Paradoxalement, aucun secteur d’activités ne souffre d’un manque de solutions novatrices pour créer de nouveaux produits toujours plus attrayants et supposément essentiels à la vie moderne, alors que nous manquons toujours de temps, d’énergie et de ressources financières pour mettre en place des politiques qui privilégieraient la simplicité volontaire. De plus, comme les données scientifiques montrent que le commerce équitable ne pourra effacer les empreintes écologiques laissées par le transport en camions, trains, bateaux et avions, il sera difficile d’arrêter cette mondialisation des marchés qui participent à la circulation des biens et services et qui, quotidiennement, dégradent de larges pans de notre environnement.

À l’égal des alcooliques anonymes qui doivent faire l’effort de se sortir de leur dépendance en avouant publiquement s’être égarés, le consommateur du monde entier doit cerner la source de son besoin compulsif d’améliorer coûte que coûte son standing de vie et son estime de soi par l’accumulation systématique d’objets de toutes sortes. Pour guérir de ce TOC moderne à l’échelle R (Trouble Obsessionnel Compulsif de la Récompense), il faut refuser personnellement de participer à une spirale sans fin qui nous entraine collectivement à nous valoriser et à nous récompenser constamment au moyen d’achats dont nous pourrions, en définitive, facilement nous passer. Une prise de conscience populaire s’impose pour changer de paradigme et inverser nos mauvaises habitudes. Le développement des individus devrait être directement lié non pas à leur pouvoir d’achat mais à leur implication dans la communauté pour préserver nos ressources.
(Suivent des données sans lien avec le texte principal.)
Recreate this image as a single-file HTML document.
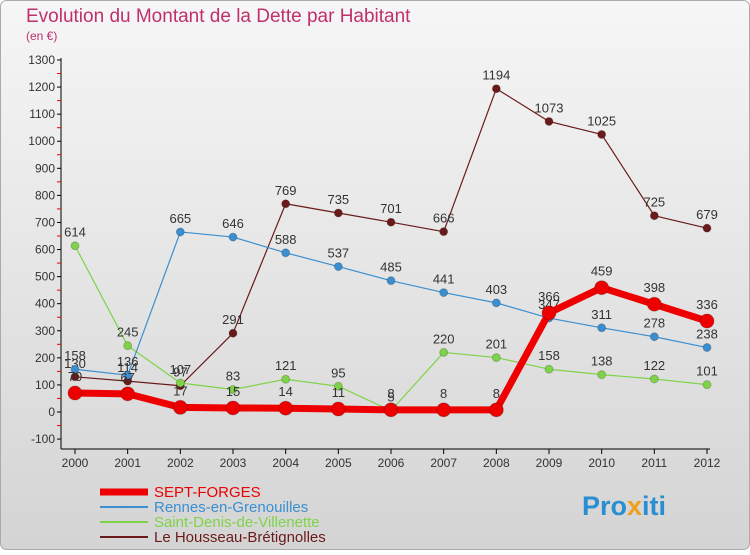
<!DOCTYPE html>
<html><head><meta charset="utf-8"><style>
body{margin:0;width:750px;height:550px;overflow:hidden;font-family:"Liberation Sans",sans-serif}
svg text{font-family:"Liberation Sans",sans-serif}
</style></head><body>
<svg id="c" width="750" height="550">
<defs><linearGradient id="bg" x1="0" y1="0" x2="0" y2="1"><stop offset="0" stop-color="#f6f6f6"/><stop offset="1" stop-color="#d4d4d4"/></linearGradient></defs>
<rect x="0.5" y="0.5" width="749" height="549" rx="6" fill="url(#bg)" stroke="#aaa"/>
<text x="26" y="22" font-size="19" fill="#c0306a">Evolution du Montant de la Dette par Habitant</text>
<text x="26" y="40" font-size="12" fill="#c0306a">(en €)</text>
<g id="axes"></g><g id="series"></g><g id="legend"></g>
<text x="582" y="515" font-size="27" font-weight="bold" fill="#2a8fd0">Pro<tspan fill="#f0a020">x</tspan>iti</text>
</svg>
<script>
const years=[2000,2001,2002,2003,2004,2005,2006,2007,2008,2009,2010,2011,2012];
const yTicks=[-100,0,100,200,300,400,500,600,700,800,900,1000,1100,1200,1300];
const sept=[70,67,17,15,14,11,8,8,8,366,459,398,336];
const rennes=[158,136,665,646,588,537,485,441,403,347,311,278,238];
const stdenis=[614,245,107,83,121,95,5,220,201,158,138,122,101];
const housseau=[130,114,97,291,769,735,701,666,1194,1073,1025,725,679];
const names=["SEPT-FORGES","Rennes-en-Grenouilles","Saint-Denis-de-Villenette","Le Housseau-Brétignolles"];
const NS="http://www.w3.org/2000/svg";
const X=i=>75+i*(707-75)/12, Y=v=>412-v*352/1300;
function mk(t,a,p){const e=document.createElementNS(NS,t);for(const k in a)e.setAttribute(k,a[k]);p.appendChild(e);return e;}
const ax=document.getElementById('axes');
let l=mk('line',{x1:61,y1:58,x2:61,y2:449,stroke:'#000'},ax);
l=mk('line',{x1:61,y1:449,x2:710,y2:449,stroke:'#000'},ax);
yTicks.forEach((v,k)=>{mk('line',{x1:57,y1:Y(v),x2:61,y2:Y(v),stroke:'#000'},ax);if(k<yTicks.length-1)mk('line',{x1:57,y1:Y(v+50),x2:61,y2:Y(v+50),stroke:'#e00'},ax);
const t=mk('text',{x:55,y:Y(v)+4,'font-size':12,'text-anchor':'end',fill:'#333'},ax);t.textContent=v;});
years.forEach((y,i)=>{mk('line',{x1:X(i),y1:449,x2:X(i),y2:454,stroke:'#000'},ax);
const t=mk('text',{x:X(i),y:467,'font-size':12,'text-anchor':'middle',fill:'#333'},ax);t.textContent=y;});
const sg=document.getElementById('series');
function draw(d,col,w,r,name){const g=mk('g',{},sg);
mk('polyline',{points:d.map((v,i)=>X(i)+','+Y(v)).join(' '),fill:'none',stroke:col,'stroke-width':w,'stroke-linejoin':'round'},g);
d.forEach((v,i)=>{const c=mk('circle',{cx:X(i),cy:Y(v),r:r,fill:col,stroke:'#0003'},g);
const t=mk('text',{x:X(i),y:Y(v)-r-5,'font-size':13,'text-anchor':'middle',fill:'#333'},g);t.textContent=v;});}
draw(housseau,'#6b1a1a',1.2,4,'housseau-series');
draw(stdenis,'#7ed348',1.2,4,'stdenis-series');
draw(rennes,'#3b8fd0',1.2,4,'rennes-series');
draw(sept,'#ee0000',7,7,'sept-forges-series');
const lg=document.getElementById('legend');
const cols=['#ee0000','#3b8fd0','#7ed348','#6b1a1a'],ws=[7,2,2,2];
names.forEach((n,i)=>{const y=492+i*15;const g=mk('g',{},lg);
mk('line',{x1:100,y1:y,x2:148,y2:y,stroke:cols[i],'stroke-width':ws[i]},g);
const t=mk('text',{x:154,y:y+5,'font-size':15,fill:cols[i]},g);t.textContent=n;});
</script>
</body></html>
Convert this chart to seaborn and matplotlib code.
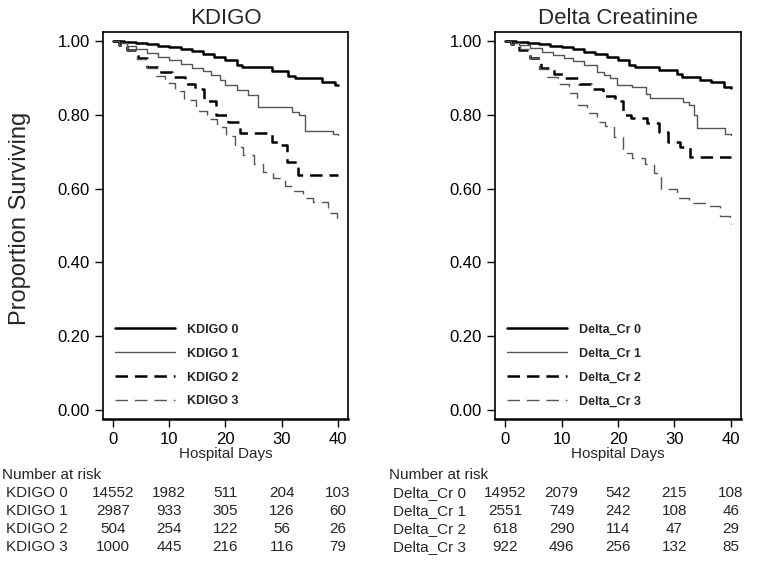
import numpy as np
import pandas as pd
import matplotlib
matplotlib.use('Agg')
import matplotlib.pyplot as plt
import matplotlib.transforms as mtransforms
import seaborn as sns

# KDIGO panel (step points)
kdigo0_days = [0, 2, 4, 6, 8, 10, 12, 14, 16, 18, 20, 22, 23, 28.2, 31.1, 32.3, 37.1, 39.5, 40]
kdigo0_surv = [1.0, 0.998, 0.995, 0.992, 0.988, 0.984, 0.979, 0.973, 0.966, 0.958, 0.949, 0.935, 0.929,
               0.919, 0.906, 0.901, 0.890, 0.881, 0.880]
kdigo1_days = [0, 1, 2.5, 4, 6, 8, 10, 12, 14, 16, 17.5, 19, 20, 22, 24, 25.8, 31.8, 33, 34.1, 39.2, 40]
kdigo1_surv = [1.0, 0.995, 0.988, 0.980, 0.968, 0.958, 0.948, 0.937, 0.927, 0.918, 0.908, 0.895, 0.881,
               0.867, 0.854, 0.822, 0.808, 0.800, 0.757, 0.747, 0.745]
kdigo2_days = [0, 1.0, 2.5, 4.5, 6, 8.2, 10.5, 12.8, 14.6, 16.2, 18.3, 20.5, 22.5, 28.2, 29.8, 31.0, 32.9, 40]
kdigo2_surv = [1.0, 0.990, 0.975, 0.955, 0.930, 0.916, 0.902, 0.885, 0.870, 0.837, 0.800, 0.780, 0.750,
               0.727, 0.718, 0.673, 0.637, 0.636]
kdigo3_days = [0, 1.0, 2.5, 4.3, 6, 7.7, 9.2, 11, 12.6, 14.8, 16.7, 18.5, 20.1, 21.7, 23.1, 25, 26.7,
               28.4, 30.5, 32.2, 33.8, 35.6, 38.2, 39.9, 40]
kdigo3_surv = [1.0, 0.990, 0.975, 0.953, 0.927, 0.905, 0.886, 0.864, 0.840, 0.810, 0.790, 0.767, 0.742,
               0.713, 0.690, 0.667, 0.645, 0.629, 0.607, 0.593, 0.574, 0.565, 0.533, 0.515, 0.513]

# Delta creatinine panel
delta0_days = [0, 2, 4, 6, 8, 10, 12, 14, 16, 18, 20, 22, 23, 27.3, 30.4, 31.3, 34.5, 36.5, 38.8, 40]
delta0_surv = [1.0, 0.998, 0.995, 0.992, 0.988, 0.983, 0.978, 0.972, 0.965, 0.957, 0.948, 0.935, 0.929,
               0.921, 0.912, 0.903, 0.896, 0.890, 0.876, 0.874]
delta1_days = [0, 1, 2.5, 4.4, 6.5, 8.5, 10.4, 12, 14, 16.3, 17.5, 18.6, 19.8, 22.5, 25, 25.7, 31.5,
               32.6, 33.4, 34, 38.9, 40]
delta1_surv = [1.0, 0.996, 0.990, 0.981, 0.972, 0.963, 0.954, 0.945, 0.935, 0.917, 0.908, 0.899, 0.881,
               0.876, 0.857, 0.846, 0.836, 0.827, 0.800, 0.764, 0.748, 0.746]
delta2_days = [0, 1, 2.5, 4.4, 6.4, 8.7, 10.6, 13.1, 15.2, 17.3, 19.5, 20.9, 22.3, 25.1, 27.3, 28.9,
               31.0, 32.7, 40]
delta2_surv = [1.0, 0.993, 0.975, 0.954, 0.927, 0.912, 0.899, 0.883, 0.870, 0.851, 0.838, 0.800, 0.792,
               0.777, 0.754, 0.727, 0.713, 0.686, 0.685]
delta3_days = [0, 1, 2.7, 4.4, 6, 7.4, 9.4, 11.3, 12.7, 14.5, 16.3, 17.7, 19.3, 20.9, 22.5, 24.8, 26.4,
               27.6, 30.5, 32.5, 35.5, 38, 39.8, 40]
delta3_surv = [1.0, 0.993, 0.978, 0.954, 0.925, 0.902, 0.883, 0.859, 0.827, 0.805, 0.781, 0.770, 0.740,
               0.697, 0.683, 0.667, 0.642, 0.598, 0.575, 0.560, 0.552, 0.525, 0.510, 0.505]

# Number at risk tables
risk_times = [0, 10, 20, 30, 40]
kdigo_labels = ['KDIGO 0', 'KDIGO 1', 'KDIGO 2', 'KDIGO 3']
kdigo_risk = [[14552, 1982, 511, 204, 103],
              [2987, 933, 305, 126, 60],
              [504, 254, 122, 56, 26],
              [1000, 445, 216, 116, 79]]
delta_labels = ['Delta_Cr 0', 'Delta_Cr 1', 'Delta_Cr 2', 'Delta_Cr 3']
delta_risk = [[14952, 2079, 542, 215, 108],
              [2551, 749, 242, 108, 46],
              [618, 290, 114, 47, 29],
              [922, 496, 256, 132, 85]]

sns.set_theme(style='white')
plt.rcParams['font.family'] = ['Liberation Sans', 'DejaVu Sans']
plt.rcParams['lines.scale_dashes'] = False

# black thick solid, grey thin solid, black thick dashed, grey thin dashed
styles = [('black', 1.8, '-'),
          ('#555555', 1.0, '-'),
          ('black', 1.8, (0, (9, 5))),
          ('#555555', 1.0, (0, (9, 5)))]

fig = plt.figure(figsize=(7.76, 5.61), dpi=100)
ax1 = fig.add_axes([103 / 776, 1 - 419 / 561, 245 / 776, 387 / 561])
ax2 = fig.add_axes([495 / 776, 1 - 419 / 561, 246 / 776, 387 / 561])

panels = [
    (ax1, 'KDIGO', [(kdigo0_days, kdigo0_surv), (kdigo1_days, kdigo1_surv),
                    (kdigo2_days, kdigo2_surv), (kdigo3_days, kdigo3_surv)],
     kdigo_labels, kdigo_risk, 6),
    (ax2, 'Delta Creatinine', [(delta0_days, delta0_surv), (delta1_days, delta1_surv),
                               (delta2_days, delta2_surv), (delta3_days, delta3_surv)],
     delta_labels, delta_risk, 393),
]

for ax, title, curves, labels, risk, label_x in panels:
    for (days, surv), lab, (col, lw, ls) in zip(curves, labels, styles):
        df = pd.DataFrame({'day': days, 'surv': surv})
        sns.lineplot(data=df, x='day', y='surv', ax=ax, color=col, lw=lw, linestyle=ls,
                     drawstyle='steps-post', estimator=None, label=lab)
    ax.set_xlim(-1.8, 41.8)
    ax.set_ylim(-0.025, 1.025)
    ax.set_xticks(risk_times)
    ax.set_yticks(np.arange(0, 1.01, 0.2))
    ax.set_yticklabels([f'{v:.2f}' for v in np.arange(0, 1.01, 0.2)])
    ax.tick_params(direction='out', length=6, width=1, labelsize=12, pad=3.5,
                   colors='black', bottom=True, left=True)
    for s in ax.spines.values():
        s.set_color('black')
        s.set_linewidth(1.2)
    ax.spines['bottom'].set_linewidth(1.8)
    ax.set_title(title, fontsize=16, pad=6)
    ax.set_xlabel('Hospital Days', fontsize=11, labelpad=0)
    ax.set_ylabel('')
    ax.legend(loc='lower left', bbox_to_anchor=(0.047, 0.03), frameon=False,
              prop={'weight': 'bold', 'size': 9}, handlelength=4.8, handletextpad=1.0,
              labelspacing=0.95, borderpad=0, borderaxespad=0)

    # number at risk table under each panel
    trans = mtransforms.blended_transform_factory(ax.transData, fig.transFigure)
    fig.text((label_x - 4) / 776, 1 - 475 / 561, 'Number at risk', fontsize=11,
             ha='left', va='center')
    for i, (lab, row) in enumerate(zip(labels, risk)):
        yy = 1 - (493 + 18 * i) / 561
        fig.text(label_x / 776, yy, lab, fontsize=11, ha='left', va='center')
        for t, n in zip(risk_times, row):
            ax.text(t, yy, str(n), transform=trans, fontsize=11, ha='center', va='center')

fig.text(20 / 776, 1 - 218 / 561, 'Proportion Surviving', rotation=90, fontsize=17,
         ha='center', va='center')

fig.savefig('out.png', dpi=100)
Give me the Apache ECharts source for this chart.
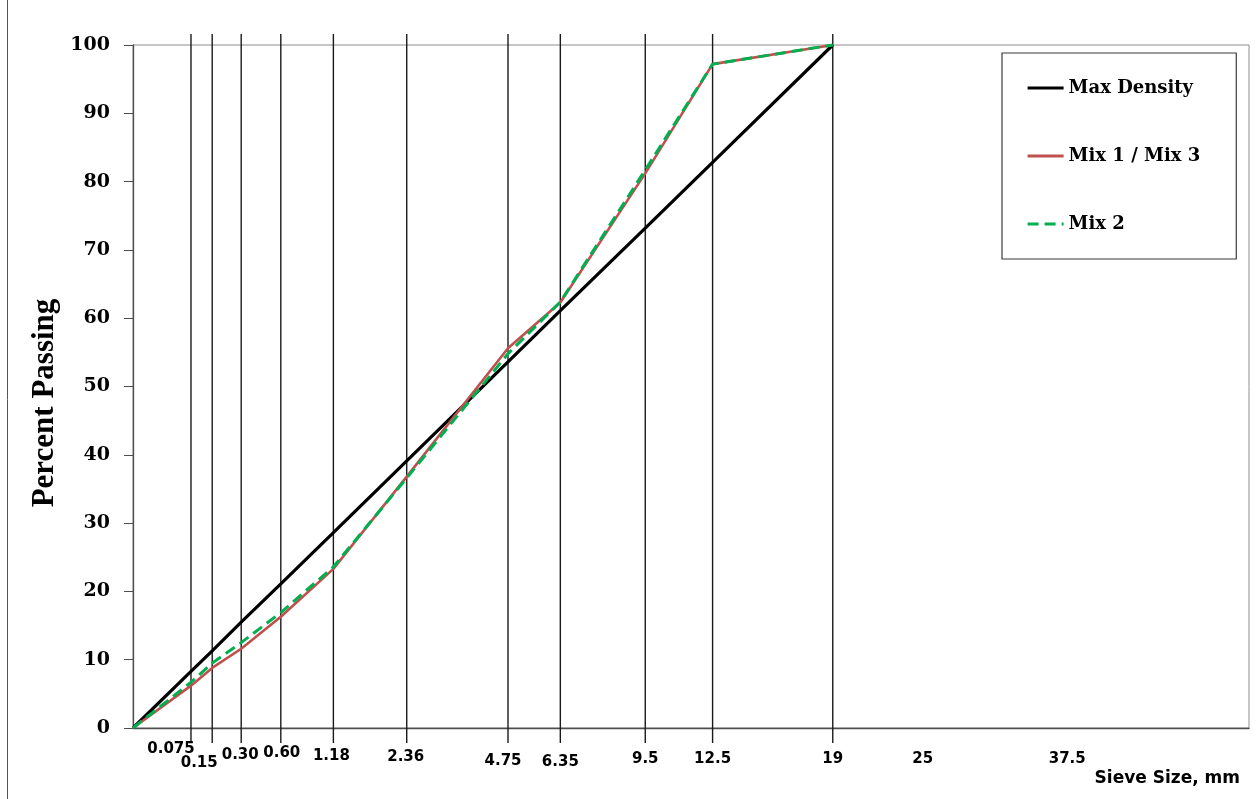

Avez-vous déjà essayé de ne rien acheter de neuf pendant une semaine, voire un mois ? La première journée peut sembler facile, mais la deuxième demande de dire NON à quelque chose. Le reste du mois, vous aurez à dire OUI à une autre vision qui implique de réfléchir à l’avenir des prochaines générations. Pour trouver des solutions à la surconsommation, il faut nous mettre dans une situation qui provoquerait la découverte de cet être que nous serions sans cette préoccupation de comparer quotidiennement notre degré de richesse ou… de pauvreté avec collègues et amis. Il est clair que d’arrêter ses achats non essentiels demande d’entretenir une vision à très long terme du bien commun. La terre, l’eau, les arbres ne sont pas un immense centre commercial dont les exploitants peuvent, à leur gré, se réserver l’utilisation à des fins lucratives parce qu’un marché d’acheteurs existe où parce qu’il y a une demande ponctuelle à l’autre bout du globe.

La surconsommation est un phénomène d’entrainement mondial difficilement réversible. Notre humanité devra obligatoirement se réorganiser psychologiquement en ayant un autre point d’ancrage que l’investissement dans cette machine mange-tout du libre marché déguisé en libre-service sauvage. L’illusion de vivre à l’intérieur d’une corne d’abondance planétaire ne pourra durer éternellement. Maintenant, il ne s’agit plus de savoir qui va payer la facture, mais bien qui veut appliquer les nouveaux principes de vie responsables et donner l’exemple dans son cercle d’amis.